Once thought of as high calorie treats to be avoided, nuts and seeds are emerging as an important component of a healthy dietary pattern.
All Seeds: Nuts and seeds are a rich source of plant protein, have plenty of dietary fiber, and are high in heart-healthy mono-and polyunsaturated fats (including plant omega-3 fatty acids) and low in saturated fats. They also contain many vitamins and minerals (such as vitamin E, magnesium, phosphorus, copper, and manganese) and a collection of plant chemicals with potential antioxidant and anti-inflammatory properties.
Nuts and seeds are often thought of as separate categories, but they are actually all seeds of flowering plants. What we call seeds (like sunflower, flax, chia, and pumpkin seeds) come from flowers and crops. Nuts are seeds of trees. Common nut varieties include almonds, cashews, macadamias, pistachios, and walnuts. Peanuts are not technically nuts—they are legumes like beans, lentils, and peas—but they are nutritionally similar to tree nuts and commonly treated as nuts.
Health Impact: Frequent nut consumption is associated with a lower risk of developing high blood pressure, cardiovascular disease (CVD), and cancer, and evidence from clinical trials has suggested nut consumption may improve cholesterol and triglyceride levels, insulin resistance and oxidative stress.

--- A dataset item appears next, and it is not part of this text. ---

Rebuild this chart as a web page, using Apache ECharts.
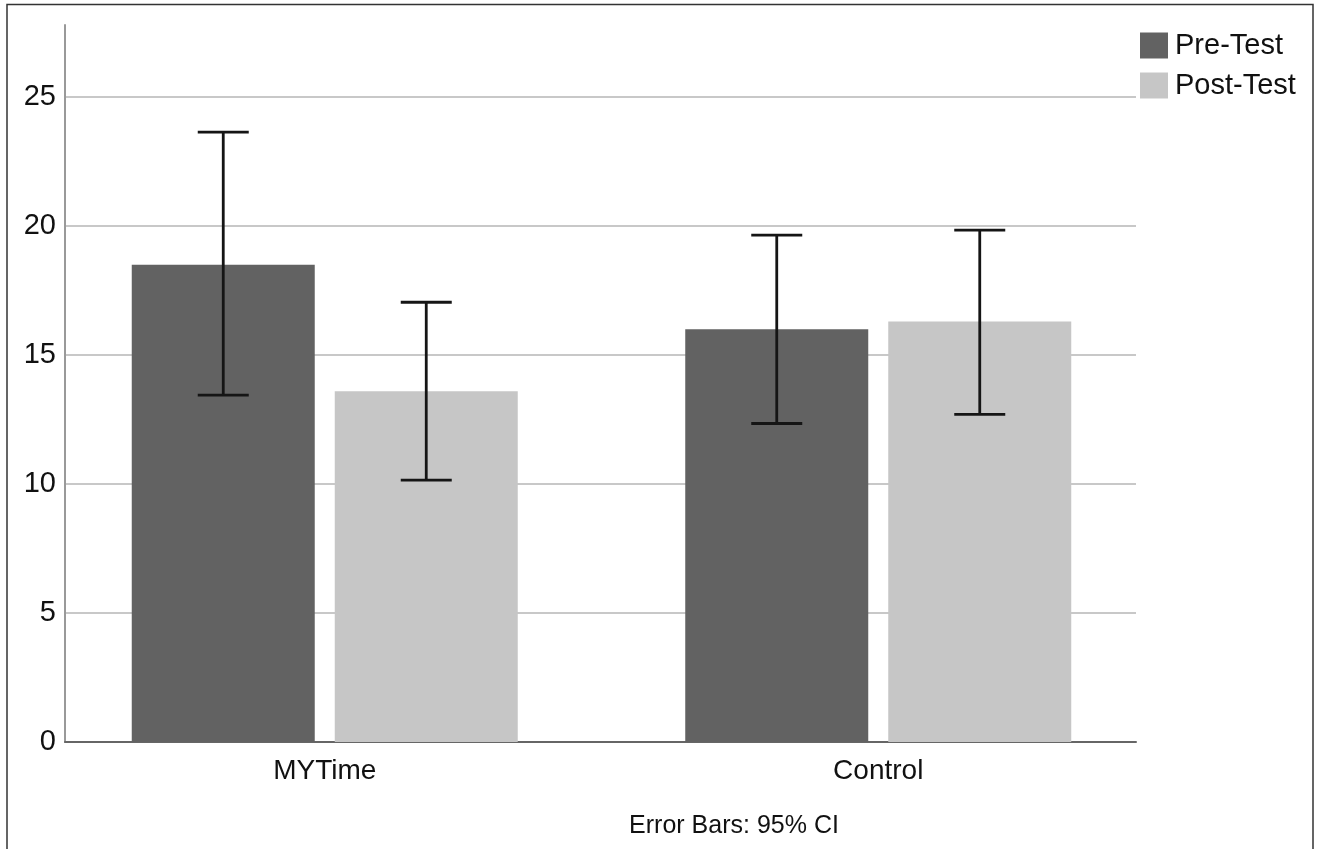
<!DOCTYPE html>
<html>
<head>
<meta charset="utf-8">
<script src="https://cdn.jsdelivr.net/npm/echarts@6/dist/echarts.min.js"></script>
<style>
  html, body { margin: 0; padding: 0; background: #ffffff; }
  #chart { width: 1317px; height: 849px; }
</style>
</head>
<body>
<div id="chart"></div>
<script>
// ---- data ----
const categories = ['MYTime', 'Control'];
const seriesNames = ['Pre-Test', 'Post-Test'];
const preMeans = [18.5, 16.0];
const postMeans = [13.6, 16.3];
const preCILow = [13.45, 12.35];
const preCIHigh = [23.65, 19.65];
const postCILow = [10.15, 12.7];
const postCIHigh = [17.05, 19.85];
const yTicks = [0, 5, 10, 15, 20, 25];
const footnote = 'Error Bars: 95% CI';

const FONT = '"Liberation Sans", Arial, sans-serif';
const YMAX = 27.8;
const BAR_W = 183;
const BAR_GAP_PX = 20;
const OFFSET = (BAR_W + BAR_GAP_PX) / 2;

function errData(lows, highs) {
  return categories.map((c, i) => [i, lows[i], highs[i]]);
}

function makeErrRender(sign) {
  return function (params, api) {
    const lo = api.coord([api.value(0), api.value(1)]);
    const hi = api.coord([api.value(0), api.value(2)]);
    const x = lo[0] + sign * OFFSET;
    const half = 25.5;
    const style = { stroke: '#151515', lineWidth: 2.8 };
    return {
      type: 'group',
      children: [
        { type: 'line', shape: { x1: x, y1: hi[1], x2: x, y2: lo[1] }, style: style },
        { type: 'line', shape: { x1: x - half, y1: hi[1], x2: x + half, y2: hi[1] }, style: style },
        { type: 'line', shape: { x1: x - half, y1: lo[1], x2: x + half, y2: lo[1] }, style: style }
      ]
    };
  };
}

const chart = echarts.init(document.getElementById('chart'), null, { renderer: 'canvas' });

chart.setOption({
  backgroundColor: '#ffffff',
  animation: false,
  grid: [
    { left: 65, right: 181, top: 25, bottom: 107 },
    { left: 48, right: 162, top: 25, bottom: 107 }
  ],
  legend: {
    orient: 'vertical',
    left: 1140,
    top: 31,
    padding: 0,
    itemWidth: 28,
    itemHeight: 26,
    itemGap: 11,
    data: seriesNames,
    icon: 'rect',
    textStyle: { fontFamily: FONT, fontSize: 29, lineHeight: 26, color: '#111', padding: [0, 0, 0, 2] }
  },
  xAxis: [
    {
      gridIndex: 0,
      type: 'category',
      data: categories,
      axisLine: { show: true, lineStyle: { color: '#666', width: 2 } },
      axisTick: { show: false },
      axisLabel: { show: false },
      splitLine: { show: false }
    },
    {
      gridIndex: 1,
      type: 'category',
      data: categories,
      axisLine: { show: false },
      axisTick: { show: false },
      axisLabel: { show: true, fontFamily: FONT, fontSize: 28, color: '#111', margin: 15 },
      splitLine: { show: false }
    }
  ],
  yAxis: [
    {
      gridIndex: 0,
      type: 'value',
      min: 0,
      max: YMAX,
      interval: 5,
      axisLine: { show: true, lineStyle: { color: '#999', width: 2 } },
      axisTick: { show: false },
      axisLabel: {
        fontFamily: FONT, fontSize: 29, color: '#111', margin: 9,
        showMaxLabel: false,
        formatter: function (v) { return yTicks.indexOf(v) >= 0 ? String(v) : ''; }
      },
      splitLine: { show: true, showMaxLine: false, showMinLine: false, lineStyle: { color: '#c8c8c8', width: 2 } }
    },
    {
      gridIndex: 1,
      type: 'value',
      min: 0,
      max: YMAX,
      interval: 5,
      show: false,
      splitLine: { show: false }
    }
  ],
  series: [
    {
      name: seriesNames[0],
      type: 'bar',
      xAxisIndex: 1,
      yAxisIndex: 1,
      data: preMeans,
      barWidth: BAR_W,
      barGap: (BAR_GAP_PX / BAR_W * 100).toFixed(2) + '%',
      itemStyle: { color: '#626262' }
    },
    {
      name: seriesNames[1],
      type: 'bar',
      xAxisIndex: 1,
      yAxisIndex: 1,
      data: postMeans,
      barWidth: BAR_W,
      barGap: (BAR_GAP_PX / BAR_W * 100).toFixed(2) + '%',
      itemStyle: { color: '#c6c6c6' }
    },
    {
      type: 'custom',
      xAxisIndex: 1,
      yAxisIndex: 1,
      data: errData(preCILow, preCIHigh),
      renderItem: makeErrRender(-1),
      z: 10,
      silent: true
    },
    {
      type: 'custom',
      xAxisIndex: 1,
      yAxisIndex: 1,
      data: errData(postCILow, postCIHigh),
      renderItem: makeErrRender(1),
      z: 10,
      silent: true
    }
  ],
  graphic: [
    {
      type: 'polyline',
      shape: { points: [[7, 860], [7, 4.5], [1313, 4.5], [1313, 860]] },
      style: { stroke: '#333', lineWidth: 1.5, fill: null },
      silent: true
    },
    {
      type: 'text',
      x: 734,
      y: 826,
      style: {
        text: footnote,
        fontFamily: FONT,
        fontSize: 25,
        fill: '#111',
        textAlign: 'center',
        textVerticalAlign: 'middle'
      },
      silent: true
    }
  ]
});
</script>
</body>
</html>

Swapping less nutritious foods with nuts and seeds may be an impactful dietary change. In a study by Tufts’ researchers that looked at the association between various dietary factors and death from heart disease, stroke, and type 2 diabetes in the U.S., low intake of nuts and seeds was more strongly associated with these diet-related deaths than any dietary factor except high intake of sodium.